Yep, I still think he's pretty much perfect.

April 26, 2009

Lazy Sunday


It's a tough job, but someone has to do it: Smoke keeps the chair warm while your servant slaves away over the laptop. [Click for bigger.]

March 4, 2009

Count Aldrovandi's cur-dog


Smoky as Renaissance mastiff. Aldrovandi Dog [Norton Simon Foundation, via the NY Times]. Click for big.

Huge thanks to Janeen of the most excellent Smartdogs for sending me a link to this portrait of my cur pup an image of Aldrovandi Dog, painted in 1625 by Guercino [Giovanni Francesco Barbieri].

From the link sent by Janeen:
Although the dog’s name has been lost to time, we know that Count Filippo Maria Aldrovandi (1598–1644) owned the white and brindle mastiff because its elaborate leather collar bears the Aldrovandi coat of arms. The dog’s facial scars and white hair above the mouth suggest that he is old and has seen his share of violent encounters. His ears have been trimmed, a custom fashionable in England and continental Europe during the early seventeenth century. A villa, bathed in golden sunlight, rises in the distance atop a grassy hill alongside other imposing structures that sweep across the lush vista. Dark clouds break on either side of the canine’s head, seemingly chased by the sun-drenched white clouds that hover over the land and surround the dog’s silhouette like a vaporous halo.
Big whoop, says Smoke: I have a pearl necklace with a silver locket, and I am often bathed in golden sunlight. Though Mom says if she ever catches me with a vaporous halo I'll rue the day, whatever that means.

Back when he was small enough to model a present for Princess Lilypug. Those days are long gone.

February 23, 2009

Late afternoon at the farm




How quickly the light goes. There's a spot in this pasture that is markedly colder than the rest of the field — an eerie thing.
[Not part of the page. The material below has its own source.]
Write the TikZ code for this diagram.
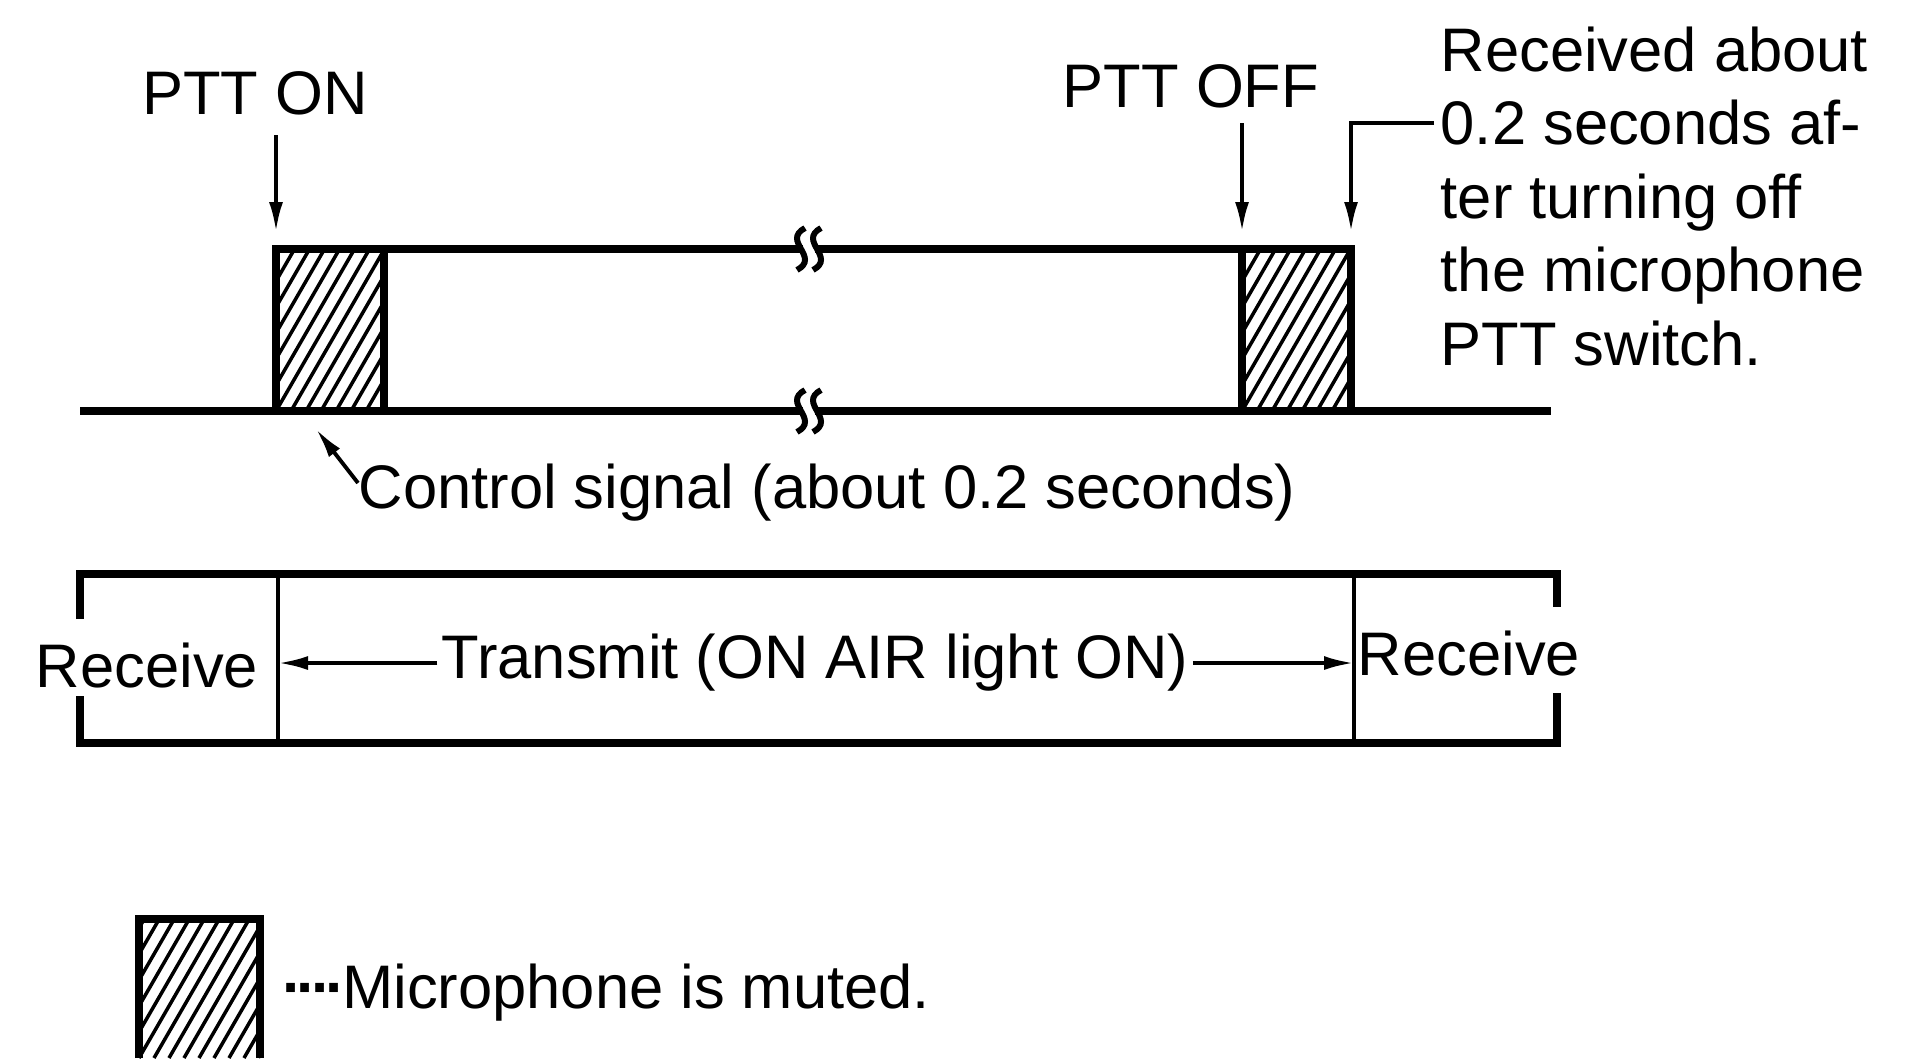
\documentclass[tikz,border=0pt]{standalone}
\usepackage{fontspec}
\setmainfont{Liberation Sans}
\usetikzlibrary{arrows.meta}
\usetikzlibrary{positioning}
\newcommand{\lineBreak}[1]{
    \fill [white] ([xshift=-0.6mm, yshift=-1.4mm]#1) rectangle ([xshift=0.6mm, yshift=1.4mm]#1);
    \foreach \dx in {-0.8, 0.8} {
        \draw [line width=1.7pt] ([xshift=\dx mm + 0.4mm, yshift=2.1mm]#1) .. controls ([xshift=\dx mm - 2mm, yshift=0.8mm]#1) and ([xshift=\dx mm + 2mm, yshift=-0.8mm]#1) .. ([xshift=\dx mm - 0.4mm, yshift=-2.1mm]#1);
    }
}
\newcommand{\hatchBox}[2]{
    \begin{scope}
        \clip (#1) rectangle (#2);
        \foreach \k in {-12,...,12} {
            \draw [line width=1pt] ([xshift=\k*1.5mm]#1 |- #2) -- ++(60:4cm);
        }
    \end{scope}
}

\begin{document}
\begin{tikzpicture}[x=0.1mm, y=-0.1mm, inner sep=0pt, font=\fontsize{17.5}{20.9}\selectfont,
    signal/.style={line width=2.2pt},
    tip/.style={line width=1.1pt, -{Latex[length=3mm, width=1.4mm]}}]
    \useasboundingbox (0,0) rectangle (1922,1058);

    \coordinate (on) at (276,249);
    \coordinate (onEnd) at (384,411);
    \coordinate (off) at (1242,249);
    \coordinate (rx) at (1351,411);
    \coordinate (brkTop) at (809,249);
    \coordinate (brkBot) at (809,411);

    % the two muted pulses
    \hatchBox{on}{onEnd}
    \hatchBox{off}{rx}
    \draw [signal] (80,411) -- (1551,411);
    \draw [signal] (on |- brkBot) -- (on) -- (rx |- on) -- (rx);
    \draw [signal] (onEnd) -- (onEnd |- on);
    \draw [signal] (off) -- (off |- rx);
    \lineBreak{brkTop}
    \lineBreak{brkBot}

    \node (ptton) at (255,93) {PTT ON};
    \node (pttoff) at (1191,86) {PTT OFF};
    \node (rxnote) [anchor=north west, align=left] at (1440,26) {Received about\\0.2 seconds af-\\ter turning off\\the microphone\\PTT switch.};
    \node (ctrl) [anchor=west] at (358,493) {Control signal (about 0.2 seconds)};
    \coordinate (rxTail) at (1434,123);
    \coordinate (ctrlTip) at (316,429);

    \draw [tip] ([yshift=-2mm]ptton.south -| on) -- ([yshift=1.7mm]on);
    \draw [tip] ([yshift=-1.5mm]pttoff.south -| off) -- ([yshift=1.7mm]off);
    \draw [tip] (rxTail) -| ([yshift=1.7mm]rx |- on);
    \draw [tip] ([yshift=1mm]ctrl.west) -- (ctrlTip);

    % transmit / receive bar
    \coordinate (boxNW) at (80,574);
    \coordinate (boxSE) at (1557,743);
    \coordinate (txStart) at (278,574);
    \coordinate (txEnd) at (1354,574);
    \draw [signal] (80,619) -- (boxNW) -- (boxNW -| boxSE) -- (1557,607);
    \draw [signal] (80,696) -- (boxNW |- boxSE) -- (boxSE) -- (1557,693);
    \draw [line width=1.1pt] (txStart) -- (txStart |- boxSE);
    \draw [line width=1.1pt] (txEnd) -- (txEnd |- boxSE);
    \node (rxL) at (147,666) {Receive};
    \node (rxR) at (1469,653) {Receive};
    \node (tx) at (815,663) {Transmit (ON AIR light ON)};
    \draw [tip] ([xshift=-0.4mm]tx.west) -- (tx.west -| txStart);
    \draw [tip] ([xshift=0.4mm]tx.east) -- (tx.east -| txEnd);

    % legend
    \coordinate (keyNW) at (139,919);
    \coordinate (keyS) at (260,1058);
    \hatchBox{keyNW}{keyS}
    \draw [signal] (keyNW |- keyS) -- (keyNW) -- (keyNW -| keyS) -- (keyS);
    \node (key) [anchor=west] at (282,993) {\textbf{·\kern-1.8pt·\kern-1.8pt·\kern-1.8pt·}\kern-1pt Microphone is muted.};
\end{tikzpicture}
\end{document}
A barn owl once flew at my first border collie here, when a friend and I were working our dogs at dusk.

Smoky's dragging a long line because I don't want him to start a rabbit and gallop into barb wire.

Spanked by a girl

It was a weekend of introductions. Smoky was eager to meet everyone. The border collies took one look at him and gave a collective shudder. Smoke is still a pup, so no blood was shed despite some dramatic snappage.

My pibble was the only one willing to run and wrestle with the new kid — no surprise, since she is the friendliest dog in the history of the universe. But when she says, "That's enough," she means it. Don't make her tell you twice. Everyone is sleeping very well these days, Smoke especially.

Girl, I can make things right: Smoove B strikes out again.

February 8, 2009

Pupdate




How is it that after a person spends good money on Kongs and squeakies and Nyla-gummies and other most excellent dog toys, the pup's fave thing turns out to be a football — a small fossil football — found half-buried in the old driveway? Smoky loves 'im some little football.

No snotty nose since Friday, yay. [Don't talk to me about roundworms.] He can shake hands and fetch his football and "Are you looking? Good boy!" and he knows his name and everything. He met two new people on Saturday — just 98 to go. [Yes, we're playing catch-up. One does what one can.] I think he's pretty much perfect.

Go, Niners!

January 31, 2009

Gaaahhh...! Fix your ear!!

You talking to me?


Here are some snaps from a lazy weekend.

Smoky has one of those barks that's more of a single, sustained roar. Doesn't bark much, though — he's too busy chewing everything in sight. Also: he is a genius. The other dogs are going nuts but the vet says quarantine for two more weeks. Pup's much perkier, but still with the snotty nose, eeewwwww.

His fave toy is that red thing, which is one of the best toys evah. No, I don't get a commission.